I am not laying this out to say that companies should hide incidents from their clients, but to illustrate that costs associated with events are not equal, or follow a linear path. The type of incident, its size, overall impact, and the mitigation process all affect the actual cost of a breach. While this is not the fully built ROI model I had hoped to present, I hope this post helps frame the conversation properly with executive teams and boards you may interact with. It is frustrating when all of the conversations revolve around cost per record when it is really not that simple.
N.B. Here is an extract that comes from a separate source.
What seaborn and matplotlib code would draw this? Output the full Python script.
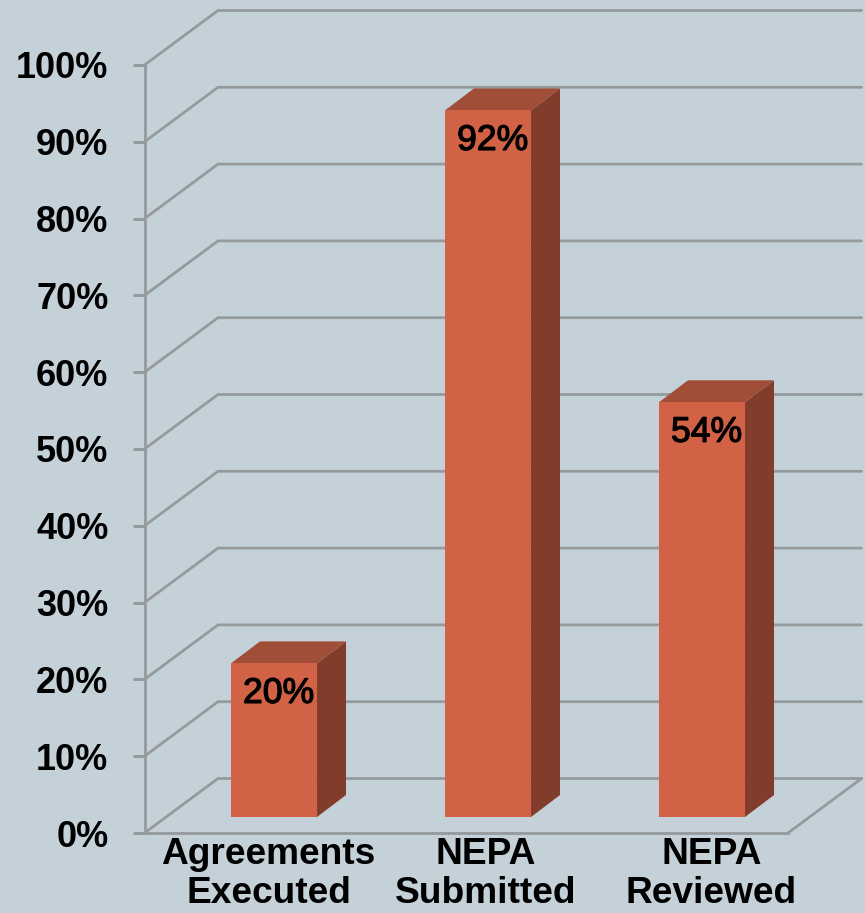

It’s equally frustrating for security vendors to come into client environments waving the banner of Equifax, Target, or GDPR to try to scare executives into action.

As a security professional, I strongly believe the work we do is vital for individual property rights which does no less than preserve the way of life associated with capitalism and individual freedom. I also believe that well-crafted security programs intelligently designed to mitigate the right types of risk are a good investment. If you accept both of those statements as true, we must spend more time trying to build and perfect realistic investment models and less time cheapening our mission by sowing seeds of fear, uncertainty and doubt. All of that starts with calculating the true cost of a data breach. Now, back to building that ROI model I alluded to.